As a writer I failed. I failed to communicate clearly. Three of the editors were not clear if the woman getting beaten was enjoying it or being paid to get beaten. She wasn’t either of those things, she was going to be beaten to death until another character interrupts and saves her. Now I’m worried that I don’t understand the editors or my target audience.
Also, on page one, in line two I had the wrong word in the sentence. It was spelled right but it was not the word it should have been. I wanted to hide under the chair when the editor reading the story hit that word. She was good and figured out the right word and kept on reading instead of laughing. Let’s hear it for professionals. A professional like an editor that can read a story out loud, make corrections as she reads, and not miss a beat.
I got dinged for jumping POV’s (Point Of Views).
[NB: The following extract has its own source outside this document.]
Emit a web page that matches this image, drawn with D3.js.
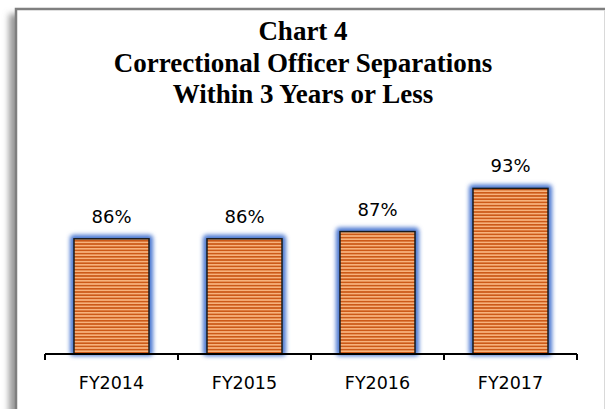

I can’t figure out any other way to tell the story.
After the talk I got some one on one time with the editor that read the story outside the ice box like conference room. When I explained that the heroine of the story was not in chapter one she said that chapter one should be a prologue. Then later she said that she doesn’t read prologues and jumps to the first chapter.
Dog gone it all. My writing group complained that I needed that chapter one to explain the murder that occurred before the heroine was sent to the crime scene. I can’t make anyone happy. The editor suggested I put chapter one in a flashback. My writing group would throw a fit if I did that.
What am I going to do?
Rewrite. And rewrite again. I’ve been rewriting this book for months and I can’t get the first four pages past an editor or even one out of four editors.
The good news is two of the editors said they would continue to read the story based on what they had heard. That is better than a couple of the poor authors that got told by one editor or a couple of them that they would stop after the first couple of pages.
So it’s rewrite a bunch more times, and I got to find better Beta Readers.
Stay strong, write on, and rewrite over and over again.